Palestinian fighters in Gaza continued to offer stiff resistance. The number of rockets fired into Israel by Palestinian militants rebounded from a brief lull, with the Israeli military saying that more than 100 rockets struck the Jewish state Monday, mostly in southern areas close to the Gaza border.

Three rockets were fired into Tel Aviv, Israel’s second-most populated city. One struck the metropolitan area but did not inflict any casualties, the military said, while Israel’s Iron Dome missile defense system intercepted the other two.

The number of Palestinians seeking refuge with the United Nations also rose overnight, growing to at least 85,000 people now living in 67 shelters, mostly at schools, the U.N. Relief and Works Agency said Monday. U.N. agencies report that more than 100,000 Gazans have been displaced from their homes.

The United Nations also said a preliminary review in Gaza found that more than 72 percent of those killed were civilians, not militants, and include large numbers of women and children. The U.N. Office for the Coordination of Humanitarian Affairs said the high numbers of children and noncombatants raise “concern about respect for the principle of distinction and proportionality under international humanitarian law.”

Two of the Israeli soldiers killed were American citizens who had come to Israel, like many Jewish Americans, to volunteer in Israel’s army.

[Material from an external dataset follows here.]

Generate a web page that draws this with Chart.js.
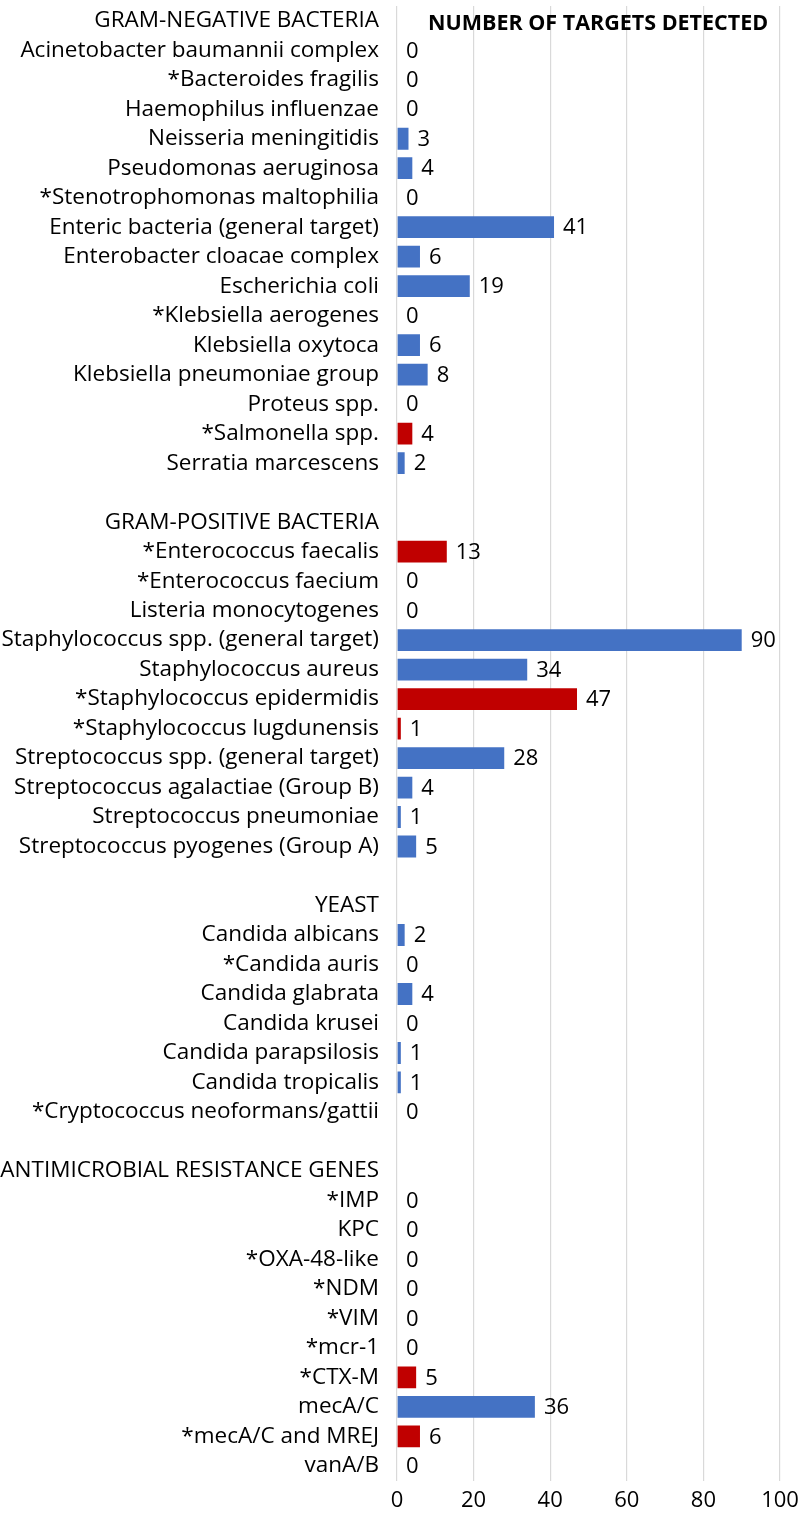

One, Max Steinberg, was from Woodland Hills, Calif., while the other, Nissim Sean Carmeli, was from South Padre Island, Tex., Israel’s military said.

The State Department recommended Monday that U.S. citizens consider deferring non­essential travel to Israel and the West Bank, a possible economic blow to both during the peak summer tourist season.

Raghavan and Eglash reported from Jerusalem. Islam Abdul Kareem in Gaza City contributed to this report.